Burlington Mayor’s Wife Quietly Granted $16K Raise Weeks Before 25 City Workers Laid Off
Some city employees said they were escorted out of their workplaces with no prior warning — a process they described as abrupt and demoralizing.
BURLINGTON, VT — In a move now raising eyebrows across the city, Burlington officials quietly approved a $16,000 salary increase for the mayor’s wife just weeks before announcing the largest known round of municipal layoffs in city history — a one-two punch that city employees are calling “humiliating,” “tone-deaf,” and “politically toxic.”
On April 14, 2025, the Burlington Board of Finance and the City Council — in meetings where no discussion of the issue appears in the public minutes — approved a retroactive salary boost for Megan Moir, director of Water Resources and wife of Mayor Emma Mulvaney-Stanak. Her annual pay jumped from $124,681 to $140,843, a 13% increase made retroactive to December 2024.
The raise was proposed by Public Works Director Chapin Spencer, a mayoral appointee, citing internal compensation guidelines and Moir’s qualifications. Mayor Mulvaney-Stanak recused herself from the Board of Finance vote, which passed 4-1, with the only dissenting vote coming from Progressive councilor Carter Neubieser. Hours later, the full council approved it unanimously as part of a consent agenda vote.
A Quiet Raise, Then a Public Purge
Less than four weeks after the raise was granted, Mayor Mulvaney-Stanak confirmed to the press that 25 city jobs were being cut to help close an $8 million shortfall in the city’s proposed $103 million FY2026 budget. Of the 25 positions, 18 were currently filled and seven were vacant. Departments hit included the Burlington Police Department, Community and Economic Development Office, and the Parks, Recreation & Waterfront Department.
Some employees said they were escorted out of their workplaces with no prior warning — a process they described as abrupt and demoralizing. Among the cuts was Melissa Cate, a 30-year veteran of Parks and Rec. “We weren’t part of the discussion. We weren’t given notice. It was just ‘you’re out,’” she told WAMC Northeast Public Radio.
Mayor’s Office Pushes Back
Responding to the outcry, Mayor Mulvaney-Stanak insisted the raise and the layoffs were entirely separate. “I recused myself, as required by our conflict of interest policy. I was not involved in the process or decision,” she told WCAX. She added that the raise was the result of an independent compensation policy, not personal preference.
Spencer, who recommended the increase, defended Moir’s raise as overdue and still below market averages for her role in comparable cities. “This was a data-driven adjustment,” he told NBC5.
Free Meal Backlash Resurfaces
This isn’t the first time the mayor and her wife have drawn scrutiny. Last summer, friends of the couple launched a MealTrain.com campaign soliciting home-cooked dinners for the mayor’s family — despite their combined $250,000 in annual taxpayer-funded salaries.

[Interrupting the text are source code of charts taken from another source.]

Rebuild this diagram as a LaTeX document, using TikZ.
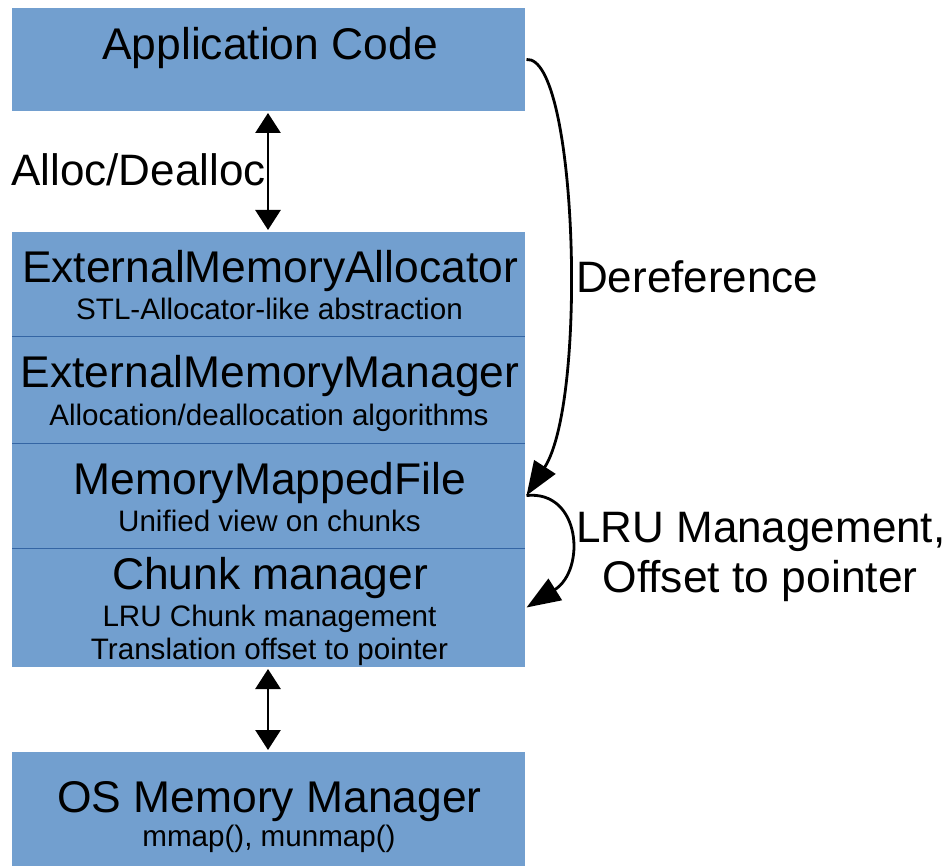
\documentclass[tikz,border=0pt]{standalone}
\usepackage{fontspec}
\setmainfont{Liberation Sans}
\usetikzlibrary{arrows.meta,calc}
\definecolor{layerfill}{HTML}{729FCF}
\definecolor{layerline}{HTML}{3465A4}

\begin{document}
\begin{tikzpicture}[x=1pt,y=-1pt,
  layer/.style={draw=none, fill=layerfill, minimum width=513pt, inner sep=0pt, outer sep=0pt},
  title/.style={anchor=base, font=\fontsize{44.4}{50}\selectfont, inner sep=0pt},
  sub/.style={anchor=base, font=\fontsize{29.6}{34}\selectfont, inner sep=0pt},
  lbl/.style={anchor=base west, font=\fontsize{44}{50}\selectfont, inner sep=0pt},
  divider/.style={draw=layerline, line width=1pt},
  dblarrow/.style={line width=2.8pt, {Triangle[length=20pt,width=25pt]}-{Triangle[length=20pt,width=25pt]}, shorten <=2pt, shorten >=2pt},
  bendarrow/.style={line width=2.8pt, -{Triangle[length=34pt,width=25pt]}}
]
\useasboundingbox (0,0) rectangle (950,866);

% layer boxes
\node[layer, minimum height=103pt] (app)   at (268.5,59.5) {};
\node[layer, minimum height=105pt] (ema)   at (268.5,284.5) {};
\node[layer, minimum height=106pt] (emm)   at (268.5,390) {};
\node[layer, minimum height=105pt] (mmf)   at (268.5,495.5) {};
\node[layer, minimum height=119pt] (chunk) at (268.5,607.5) {};
\node[layer, minimum height=114pt] (os)    at (268.5,809) {};

% separators inside the stack
\draw[divider] (ema.south west) -- (ema.south east);
\draw[divider] (emm.south west) -- (emm.south east);
\draw[divider] (mmf.south west) -- (mmf.south east);

% layer texts
\node[title] (appT)   at (270,60)  {Application Code};
\node[title] (emaT)   at (270,283) {ExternalMemoryAllocator};
\node[sub]   (emaS)   at (269.5,320) {STL-Allocator-like abstraction};
\node[title] (emmT)   at (270,388) {ExternalMemoryManager};
\node[sub]   (emmS)   at (269,425) {Allocation/deallocation algorithms};
\node[title] (mmfT)   at (270,494) {MemoryMappedFile};
\node[sub]   (mmfS)   at (269.5,531) {Unified view on chunks};
\node[title] (chunkT) at (270,589) {Chunk manager};
\node[sub]   (chunkS) at (269.5,626) {LRU Chunk management};
\node[sub]   (chunkU) at (269.5,659) {Translation offset to pointer};
\node[title] (osT)    at (269.5,812) {OS Memory Manager};
\node[sub]   (osS)    at (269,846) {mmap(), munmap()};

% side labels
\node[lbl] (allocL) at (11,186) {Alloc/Dealloc};
\node[lbl] (derefL) at (576,293) {Dereference};
\node[lbl] (lruL)   at (576,542) {LRU Management,};
\node[title] (offL) at (760,592) {Offset to pointer};

% connectors
\draw[dblarrow] ([xshift=-0.5pt]app.south) -- ([xshift=-0.5pt]ema.north);
\draw[dblarrow] ([xshift=-0.5pt]chunk.south) -- ([xshift=-0.5pt]os.north);
\draw[bendarrow] ([xshift=1.5pt]app.east)
  .. controls ($(app.east)+(52,-4.5)$) and ($(mmf.east)+(63,-95.5)$) .. ([xshift=1.5pt]mmf.east);
\draw[bendarrow] ([xshift=1.5pt]mmf.east)
  .. controls ($(mmf.east)+(56,-5.5)$) and ($(chunk.east)+(61,-37.5)$) .. ([xshift=1.5pt]chunk.east);
\end{tikzpicture}
\end{document}
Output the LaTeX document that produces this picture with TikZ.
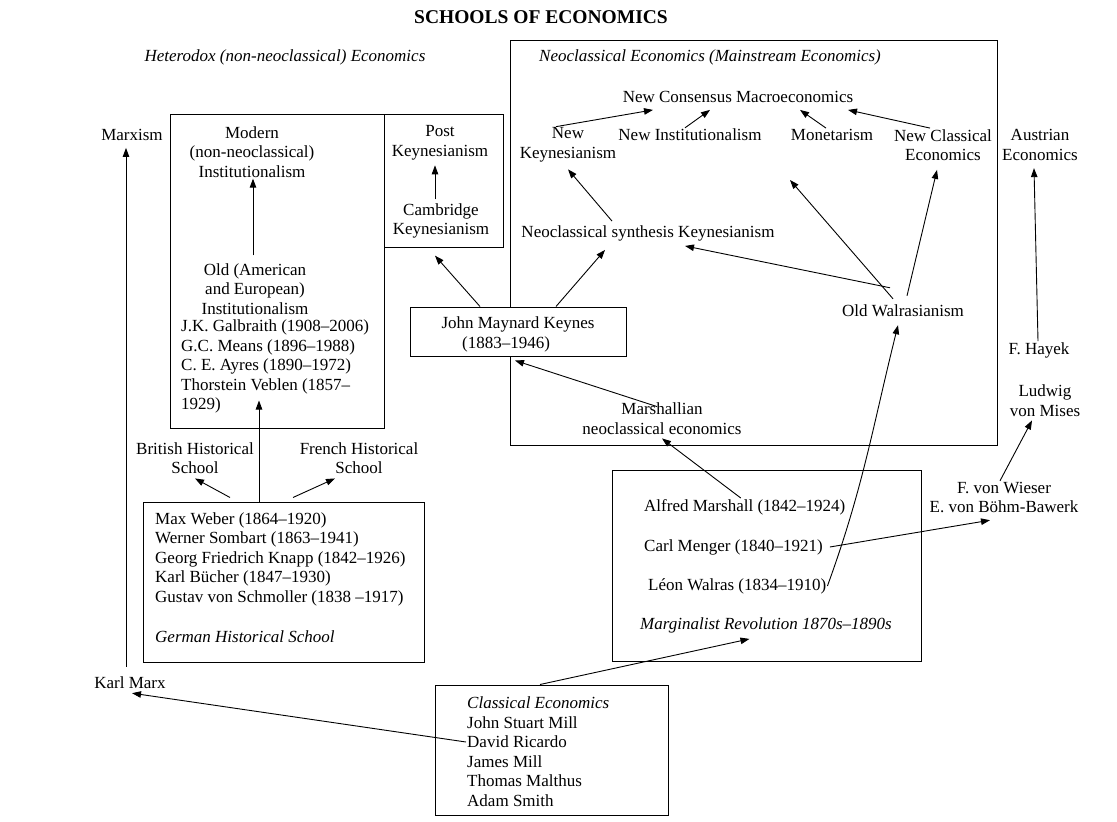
\documentclass[tikz,border=0pt]{standalone}
\usepackage{fontspec}
\setmainfont{Liberation Serif}
\usetikzlibrary{arrows.meta}

\tikzset{
  lbl/.style={align=center, inner sep=1pt, yshift=-2pt},
  lst/.style={align=left, inner sep=1pt, anchor=west, yshift=-2pt},
  frame/.style={draw, line width=1pt, inner sep=0pt},
  arr/.style={-{Triangle[length=9pt,width=6.5pt]}, line width=0.9pt}
}

\begin{document}
\begin{tikzpicture}[x=1pt, y=-1pt, font=\fontsize{17}{19.5}\selectfont]
\useasboundingbox (0,0) rectangle (1117,822);

% Title and headings
\node[lbl, font=\fontsize{19.5}{22}\selectfont\bfseries] (title) at (541,15) {SCHOOLS OF ECONOMICS};
\node[lbl, font=\fontsize{17}{19.5}\selectfont\itshape] (hetero) at (285,55) {Heterodox (non-neoclassical) Economics};

% Frames
\node[frame, minimum width=487pt, minimum height=405pt] (neobox) at (753.5,242.5) {};
\node[frame, minimum width=214pt, minimum height=314pt] (instbox) at (277,271) {};
\node[frame, minimum width=119pt, minimum height=133pt] (pkbox) at (443.5,180.5) {};
\node[frame, minimum width=281pt, minimum height=160pt] (germanbox) at (283.5,582) {};
\node[frame, minimum width=309pt, minimum height=191pt] (margbox) at (766.5,565.5) {};
\node[frame, minimum width=233pt, minimum height=130pt] (classbox) at (551.5,750) {};
\node[frame, fill=white, minimum width=216pt, minimum height=49pt, align=center] (keynes) at (518,331.5)
  {\rule{0pt}{17.5pt}John Maynard Keynes\\\hspace*{-24pt}(1883--1946)};

% Neoclassical economics
\node[lbl, font=\fontsize{17}{19.5}\selectfont\itshape] (neotitle) at (710,55) {Neoclassical Economics (Mainstream Economics)};
\node[lbl] (ncm) at (738,95) {New Consensus Macroeconomics};
\node[lbl] (nk) at (568,143) {New\\Keynesianism};
\node[lbl] (ni) at (690,133) {New Institutionalism};
\node[lbl] (mon) at (832,133) {Monetarism};
\node[lbl] (nce) at (943,143) {New Classical\\Economics};
\node[lbl] (nsk) at (648,231) {Neoclassical synthesis Keynesianism};
\node[lbl] (oldwal) at (903,309) {Old Walrasianism};
\node[lbl] (marshallian) at (662,416.5) {Marshallian\\neoclassical economics};
\coordinate (wgap) at (790,180);

% Post Keynesianism
\node[lbl] (pk) at (440,141) {Post\\Keynesianism};
\node[lbl] (ck) at (441,219) {Cambridge\\Keynesianism};

% Institutionalism
\node[lbl] (modinst) at (252,150) {Modern\\(non-neoclassical)\\Institutionalism};
\node[lbl] (oldinst) at (255,287) {Old (American\\and European)\\Institutionalism};
\node[lst] (instlist) at (180,364.5) {J.K. Galbraith (1908--2006)\\G.C. Means (1896--1988)\\C. E. Ayres (1890--1972)\\Thorstein Veblen (1857--\\1929)};

% Marxism
\node[lbl] (marxism) at (132,133) {Marxism};
\node[lbl] (karlmarx) at (130,681) {Karl Marx};

% Historical schools
\node[lbl] (british) at (195,456) {British Historical\\School};
\node[lbl] (french) at (359,456) {French Historical\\School};
\node[lst] (germanlist) at (154,557) {Max Weber (1864--1920)\\Werner Sombart (1863--1941)\\Georg Friedrich Knapp (1842--1926)\\Karl Bücher (1847--1930)\\Gustav von Schmoller (1838 --1917)};
\node[lst, font=\fontsize{17}{19.5}\selectfont\itshape] (german) at (154,635) {German Historical School};

% Marginalist revolution
\node[lst] (marshall) at (643,505) {Alfred Marshall (1842--1924)};
\node[lst] (menger) at (643,545) {Carl Menger (1840--1921)};
\node[lst] (walras) at (647,584) {Léon Walras (1834--1910)};
\node[lst, font=\fontsize{17}{19.5}\selectfont\itshape] (margrev) at (639,623) {Marginalist Revolution 1870s--1890s};

% Austrian economics
\node[lbl] (wieser) at (1004,495.5) {F. von Wieser\\E. von Böhm-Bawerk};
\node[lbl] (mises) at (1045,398.5) {Ludwig\\von Mises};
\node[lbl] (hayek) at (1039,348) {F. Hayek};
\node[lbl] (austrian) at (1040,143) {Austrian\\Economics};

% Classical economics
\node[lst] (classlist) at (466,749.5) {\textit{Classical Economics}\\John Stuart Mill\\David Ricardo\\James Mill\\Thomas Malthus\\Adam Smith};

% Arrows into New Consensus Macroeconomics
\foreach \src/\sx/\tx in {nk/-12/-85, ni/-5/-28, mon/-6/62, nce/-13/110}
  \draw[arr] ([xshift=\sx pt]\src.north) -- ([xshift=\tx pt,yshift=-6pt]ncm.south);

% Neoclassical arrows
\draw[arr] ([xshift=-36pt,yshift=3pt]nsk.north) -- ([yshift=-6pt]nk.south);
\draw[arr] ([xshift=-10pt,yshift=5pt]oldwal.north) -- (wgap);
\draw[arr] ([xshift=4pt,yshift=8pt]oldwal.north) -- ([xshift=-6pt,yshift=-8pt]nce.south);
\draw[arr] ([xshift=-13pt,yshift=16pt]oldwal.north) -- ([xshift=37pt,yshift=-4pt]nsk.south);
\draw[arr] ([xshift=-38pt]keynes.north) -- ([xshift=-6pt,yshift=-16pt]ck.south);
\draw[arr] ([xshift=38pt]keynes.north) -- ([xshift=-43pt,yshift=-8pt]nsk.south);
\draw[arr] ([xshift=-6pt,yshift=3pt]ck.north) -- ([xshift=-5pt,yshift=-4pt]pk.south);
\draw[arr] ([xshift=-4pt]marshall.north) -- ([yshift=-3pt]marshallian.south);
\draw[arr] ([xshift=-5pt,yshift=-5pt]marshallian.north) -- ([xshift=-3pt,yshift=-4pt]keynes.south);
\draw[arr] (walras.east) to[out=70,in=-104] ([xshift=-5pt,yshift=-7pt]oldwal.south);

% Heterodox arrows
\draw[arr] ([xshift=-2pt,yshift=7pt]oldinst.north) -- ([xshift=1pt]modinst.south);
\draw[arr] ([xshift=-4pt,yshift=9pt]karlmarx.north) -- ([xshift=-6pt,yshift=-6pt]marxism.south);
\draw[arr] ([xshift=-24.5pt]germanbox.north) -- ([xshift=-18pt,yshift=28pt]instbox.south);
\draw[arr] ([xshift=-53.5pt,yshift=4pt]germanbox.north) -- ([yshift=-3.5pt]british.south);
\draw[arr] ([xshift=9.5pt,yshift=4pt]germanbox.north) -- ([xshift=-24pt,yshift=-3.5pt]french.south);

% Austrian arrows
\draw[arr] ([xshift=6pt]menger.east) -- ([xshift=-14pt,yshift=-6pt]wieser.south);
\draw[arr] ([xshift=-4pt]wieser.north) -- ([xshift=-13pt,yshift=-3pt]mises.south);
\draw[arr] ([xshift=-1pt]hayek.north) -- ([xshift=-6pt,yshift=-6.5pt]austrian.south);

% Classical arrows
\draw[arr] ([xshift=-11.5pt]classbox.north) -- ([xshift=-16.5pt,yshift=-5pt]margrev.south);
\draw[arr] ([yshift=9.5pt]classlist.west) -- ([xshift=2pt,yshift=-3pt]karlmarx.south);

\end{tikzpicture}
\end{document}
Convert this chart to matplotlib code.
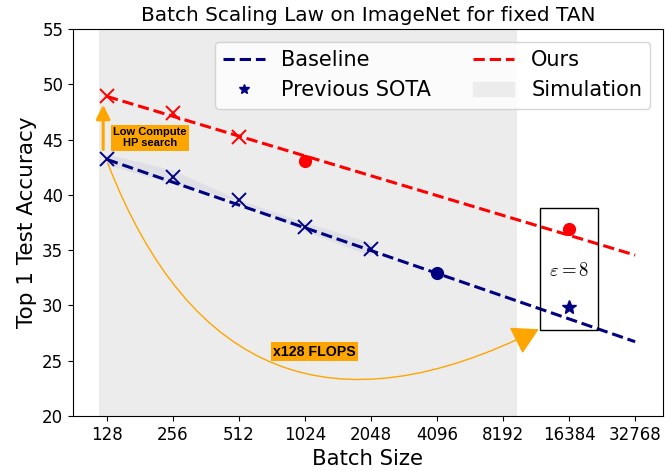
import matplotlib
matplotlib.use('Agg')
import matplotlib.pyplot as plt
from matplotlib.lines import Line2D
from matplotlib.patches import Patch, Rectangle
import numpy as np

# ---- data ----
tick_sizes = [128, 256, 512, 1024, 2048, 4096, 8192, 16384, 32768]
tick_labels = [str(t) for t in tick_sizes]

ours_x = [128, 256, 512]
ours_y = [48.9, 47.37, 45.25]
ours_dot_x = [1024, 16384]
ours_dot_y = [43.06, 36.88]
ours_fit_x = [128, 32768]
ours_fit_y = [48.9, 34.55]

base_x = [128, 256, 512, 1024, 2048]
base_y = [43.2, 41.64, 39.5, 37.12, 35.07]
base_err = [0.5, 0.6, 0.05, 0.4, 0.6]
base_dot_x = [4096]
base_dot_y = [32.93]
base_fit_x = [128, 32768]
base_fit_y = [43.2, 26.72]

sota_x = [16384]
sota_y = [29.83]

sim_range = [118, 9480]

plt.rcParams['mathtext.fontset'] = 'cm'

fig = plt.figure(figsize=(6.65, 4.71), dpi=100)
ax = fig.add_axes([73/665, 55/471, 590/665, 387/471])

ax.axvspan(sim_range[0], sim_range[1], color='#ececec', zorder=0, lw=0)

lo = np.array(base_y) - np.array(base_err)
hi = np.array(base_y) + np.array(base_err)
ax.fill_between(base_x, lo, hi, color='navy', alpha=0.05, lw=0, zorder=1)

ax.plot(base_fit_x, base_fit_y, '--', color='navy', lw=2.2, zorder=2)
ax.plot(ours_fit_x, ours_fit_y, '--', color='red', lw=2.2, zorder=2)

ax.plot(base_x, base_y, 'x', color='navy', ms=10, mew=1.4, zorder=3)
ax.plot(ours_x, ours_y, 'x', color='red', ms=10, mew=1.4, zorder=3)
ax.plot(ours_dot_x, ours_dot_y, 'o', color='red', ms=8.5, zorder=3)
ax.plot(base_dot_x, base_dot_y, 'o', color='navy', ms=8.5, zorder=3)
ax.plot(sota_x, sota_y, '*', color='navy', ms=10, zorder=3)

# epsilon box
ax.add_patch(Rectangle((12080, 27.78), 22260 - 12080, 38.78 - 27.78,
                       fill=False, edgecolor='black', lw=1, zorder=4))
ax.text(np.sqrt(12080 * 22260), 33.2, r'$\varepsilon = 8$', fontsize=13.5,
        ha='center', va='center', zorder=5)

# vertical arrow
ax.annotate('', xy=(123, 48.15), xytext=(123, 44.1),
            arrowprops=dict(arrowstyle='-|>,head_length=0.6,head_width=0.3',
                            color='orange', lw=2.2, mutation_scale=14,
                            shrinkA=0, shrinkB=0), zorder=4)
ax.text(201, 45.18, 'Low Compute\nHP search', fontsize=8, fontweight='bold',
        family='Liberation Sans', ha='center', va='center', linespacing=1.15,
        bbox=dict(boxstyle='square,pad=0.22', fc='orange', ec='none'), zorder=5)

# curved arrow
ax.annotate('', xy=(11900, 27.85), xytext=(129, 42.87),
            arrowprops=dict(arrowstyle='-|>,head_length=0.83,head_width=0.47',
                            color='orange', lw=1, mutation_scale=20,
                            connectionstyle='arc3,rad=0.55',
                            shrinkA=0, shrinkB=0), zorder=4)
ax.text(1131, 25.83, 'x128 FLOPS', fontsize=10.2, fontweight='bold',
        family='Liberation Sans', ha='center', va='center',
        bbox=dict(boxstyle='square,pad=0.15', fc='orange', ec='none'), zorder=5)

ax.set_xscale('log', base=2)
ax.set_xticks(tick_sizes)
ax.set_xticklabels(tick_labels)
ax.xaxis.set_minor_locator(matplotlib.ticker.NullLocator())
ax.set_xlim(89.6, 43900)
ax.set_ylim(20, 55)
ax.tick_params(labelsize=12)

ax.set_xlabel('Batch Size', fontsize=15.3)
ax.set_ylabel('Top 1 Test Accuracy', fontsize=15.5)
ax.set_title('Batch Scaling Law on ImageNet for fixed TAN', fontsize=14.4)

handles = [
    Line2D([], [], ls='--', color='navy', lw=2.2),
    Line2D([], [], ls='none', marker='*', color='navy', ms=7),
    Line2D([], [], ls='--', color='red', lw=2.2),
    Patch(color='#ececec'),
]
labels = ['Baseline', 'Previous SOTA', 'Ours', 'Simulation']
ax.legend(handles, labels, ncol=2, loc='upper right', fontsize=15,
          borderaxespad=0.6)

fig.savefig('out.png', dpi=100)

The request sparked national criticism, with detractors calling it “tone-deaf” and “elitist.”
At the time, Mulvaney-Stanak, Vermont’s first woman and first mother of young children to serve as mayor, said the gesture was about managing the stress and time constraints of public service. But many, including some city employees, bristled — especially because departments like the police are prohibited from accepting any gifts, including food.
Media Coverage and the Silence That Wasn’t
Unlike many local controversies that fly under the radar, this story was covered by multiple outlets — including VTDigger, Seven Days, WCAX, NBC5, and WAMC. But despite the paper trail and the public blowback, Burlington’s public meeting minutes fail to reflect any deliberation, explanation, or recognition of the implications of granting a mayoral spouse a substantial raise on the same day the mayor was weighing mass layoffs.
Vermont state law requires that meeting minutes offer a “true indication” of what occurred — something noticeably lacking in this case. That omission has fueled suspicion about transparency and accountability under Mulvaney-Stanak’s administration.
A Political Test Ahead
As Burlington grapples with the fallout, questions linger: Why was the mayor’s wife’s raise pushed through so quietly? Why were the layoffs handled so abruptly? And why did no city official — Democrat, Progressive, or Independent — raise these issues in public deliberation?
As Mayor Mulvaney-Stanak prepares for her second year in office, what began as a procedural budget debate may well become a test of political trust — and whether Burlington's leaders can answer the public’s growing call for transparency and shared sacrifice.